A mechanical atlas for embryogenesis at single-cell resolution – scEmbryoMech

The intricate 3D structures of multicellular organisms emerge through genetically-encoded or self-organized spatio-temporal patterns of mechanical stress. Cell-scale maps of gene expression during embryogenesis are now available, but connecting these to mechanical design principles that govern the emergence of embryonic shape is hampered by our inability to measure mechanical stresses at single-cell resolution, across embryos, over time.

In this project, we make use of a particularly tractable system, the ascidian embryo, and propose to construct a single-cell mechanical atlas, in 3D and in physical units, through gastrulation and up to the process of neurulation.
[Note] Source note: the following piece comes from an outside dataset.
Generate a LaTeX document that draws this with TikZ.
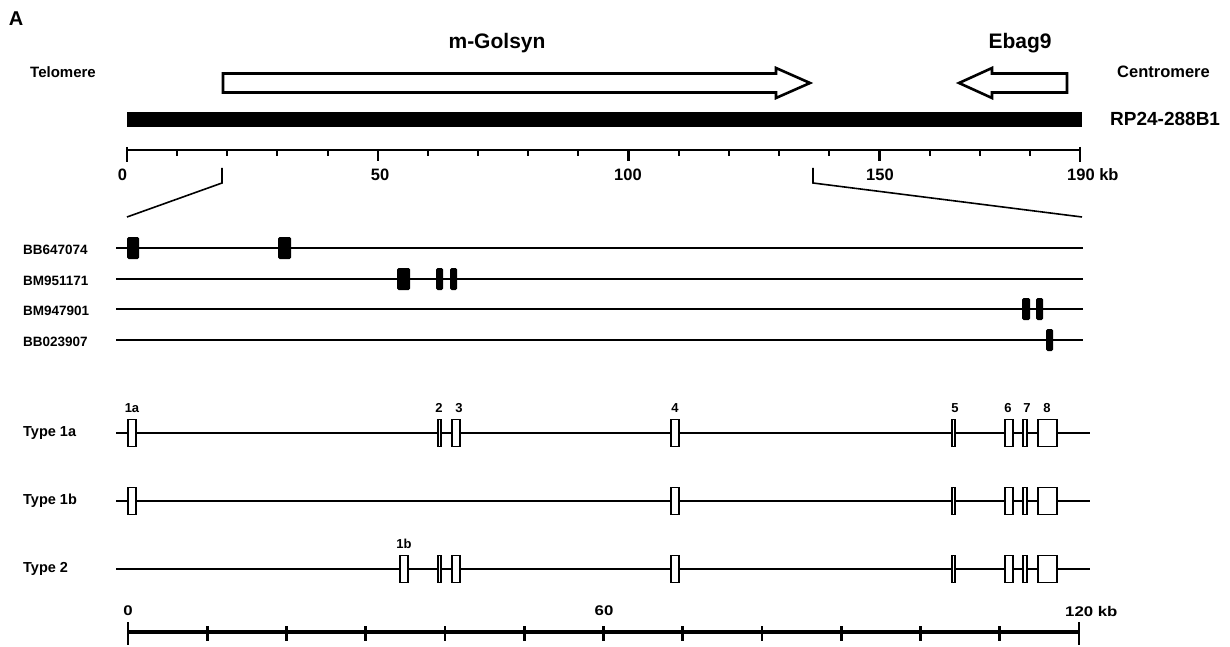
\documentclass[tikz,border=0pt]{standalone}
\usepackage{fontspec}
\setmainfont{Liberation Sans}
\newfontfamily\wideface[FakeStretch=1.2]{Liberation Sans}
\usepackage{tikz}
\tikzset{>=latex}
\tikzstyle{txt}=[inner sep=0pt,font=\bfseries]
\tikzstyle{side label}=[txt,anchor=west]
\tikzstyle{kb label}=[txt,font=\bfseries\fontsize{16.5}{18}\selectfont]
\tikzstyle{kb label2}=[txt,font=\wideface\bfseries\fontsize{14}{16}\selectfont]
\tikzstyle{exon label}=[txt,font=\bfseries\fontsize{13}{15}\selectfont]
\tikzstyle{gene arrow}=[draw=black,fill=white,line width=2.6pt,line join=miter]
\tikzstyle{intron}=[line width=1.8pt]
\tikzstyle{exon}=[draw=black,fill=white,line width=1.8pt]
\tikzstyle{est}=[fill=black,rounded corners=1.5pt]
\newcommand\exonrow[2]{%
  \foreach \a/\b in {#2} \draw[exon] (\a,#1-13.5) rectangle (\b,#1+13.5);}

\begin{document}
\begin{tikzpicture}[x=1pt,y=-1pt]
  \useasboundingbox (0,0) rectangle (1230,647);
  \node[txt,font=\bfseries\fontsize{20}{22}\selectfont] (panel) at (16,19) {A};

  % BAC clone and genes
  \node[side label,font=\bfseries\fontsize{15}{17}\selectfont] (tel) at (30,72) {Telomere};
  \node[side label,font=\bfseries\fontsize{16.5}{18}\selectfont] (cen) at (1117,72) {Centromere};
  \node[txt,font=\bfseries\fontsize{21}{23}\selectfont] (golsyn) at (497,43) {m-Golsyn};
  \node[txt,font=\bfseries\fontsize{21}{23}\selectfont] (ebag) at (1020,43) {Ebag9};
  \draw[gene arrow] (223,73.5) -- (776,73.5) -- (776,68) -- (810,83) -- (776,98)
                    -- (776,92.5) -- (223,92.5) -- cycle;
  \draw[gene arrow] (1067,73.5) -- (992,73.5) -- (992,68) -- (959,83) -- (992,98)
                    -- (992,92.5) -- (1067,92.5) -- cycle;
  \fill (127,112) rectangle (1082,127);
  \node[side label,font=\bfseries\fontsize{19}{21}\selectfont] (clone) at (1110,119) {RP24-288B1};

  % 190 kb scale
  \draw[line width=2.8pt] (127,150) coordinate (s0) -- (1080,150) coordinate (s190);
  \foreach \i in {1,...,18} \draw[line width=2pt] (127+\i*5.016*10,150) -- ++(0,6);
  \foreach \i in {50,100,150} \draw[line width=2.4pt] (127+\i*5.016,150) -- ++(0,11);
  \draw[line width=2.4pt] (127,147) -- (127,162) (1080,147) -- (1080,162);
  \node[kb label] (t0) at (122.5,175) {0};
  \node[kb label] (t50) at (380,175) {50};
  \node[kb label] (t100) at (628,175) {100};
  \node[kb label] (t150) at (880,175) {150};
  \node[kb label,anchor=west] (t190) at (1067,175) {190 kb};
  \coordinate (zl) at (222,168);
  \coordinate (zr) at (813,168);
  \draw[line width=1.6pt] (zl) -- ++(0,15) -- (127,217);
  \draw[line width=1.6pt] (zr) -- ++(0,15) -- (1082,217);

  % ESTs
  \foreach \y/\name in {248/BB647074,279/BM951171,309/BM947901,340/BB023907}{
    \node[side label,font=\bfseries\fontsize{13.5}{15}\selectfont] (\name) at (23,\y+2) {\name};
    \draw[intron] (116,\y) -- (1083,\y);}
  \foreach \a/\b/\y in {127/139/248,278/291/248,397/410/279,436/443/279,450/457/279,
                        1022/1030/309,1036/1043/309,1046/1053/340}
    \fill[est] (\a,\y-11) rectangle (\b,\y+11);

  % transcripts
  \foreach \y/\t in {433/Type 1a,501/Type 1b,569/Type 2}{
    \node[side label,font=\bfseries\fontsize{14.5}{16}\selectfont] (row\y) at (23,\y) {\t};
    \draw[intron] (116,\y) -- (1090,\y);}
  \exonrow{433}{128/136,438/441,452/460,671/679,952/955,1005/1013,1023/1027,1038/1057}
  \exonrow{501}{128/136,671/679,952/955,1005/1013,1023/1027,1038/1057}
  \exonrow{569}{400/408,438/441,452/460,671/679,952/955,1005/1013,1023/1027,1038/1057}
  \foreach \x/\e in {132/1a,439/2,459/3,675/4,955/5,1008/6,1027/7,1047/8}
    \node[exon label] (ex\e) at (\x,408) {\e};
  \node[exon label] (ex1b) at (404,544) {1b};

  % 120 kb scale
  \draw[line width=3.8pt] (128,632) coordinate (b0) -- (1079,632) coordinate (b120);
  \foreach \i in {1,...,11} \draw[line width=2.8pt] (128+\i*79.25,626) -- ++(0,15);
  \draw[line width=2.8pt] (128,622) -- (128,645) (1079,622) -- (1079,645);
  \node[kb label2] (u0) at (128,611) {0};
  \node[kb label2] (u60) at (604,611) {60};
  \node[kb label2,anchor=west] (u120) at (1065,611) {120 kb};
\end{tikzpicture}
\end{document}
We will then use this atlas to explore the regulatory logic of stress generation and its robustness to embryological and environmental perturbations.

Aim 1: We will develop two complementary modeling approaches. We will first build an inverse computational approach, grounded in a new physical theory of multicellular aggregates, to measure 3D force patterns from advanced light-sheet-based imaging data and biophysical measurements of material parameters. We will also develop a novel 3D generalized vertex model, which will be used in the subsequent 2 aims to explore the mechanical design, modularity and robustness of ascidian embryonic development.

Aim 2: We will combine this theory with biophysical measurements on live embryos to construct a dynamic atlas of mechanical forces in real units up to the neurula stages. Through the imaging of the dynamic patterns of myosin II activation and actin network organization embryos, we will decompose the inferred forces into their passive and active components.

Aim 3: We will combine experimental and computational approaches to analyze the modularity of the mechanical design and the robustness of ascidian morphogenesis to genetic or environmental fluctuations.

This project brings together 4 teams with complementary expertise in cell and developmental biology, theoretical and experimental physics, and computation, who will perform work that none can individually accomplish. It will push the frontiers of the theory of living matter and analyze the modularity and robustness of a particularly stereotyped and evolutionary conserved embryogenetic program.

The mechanical atlas and computational models will be publicly available through the MorphoNet morphodynamic browser.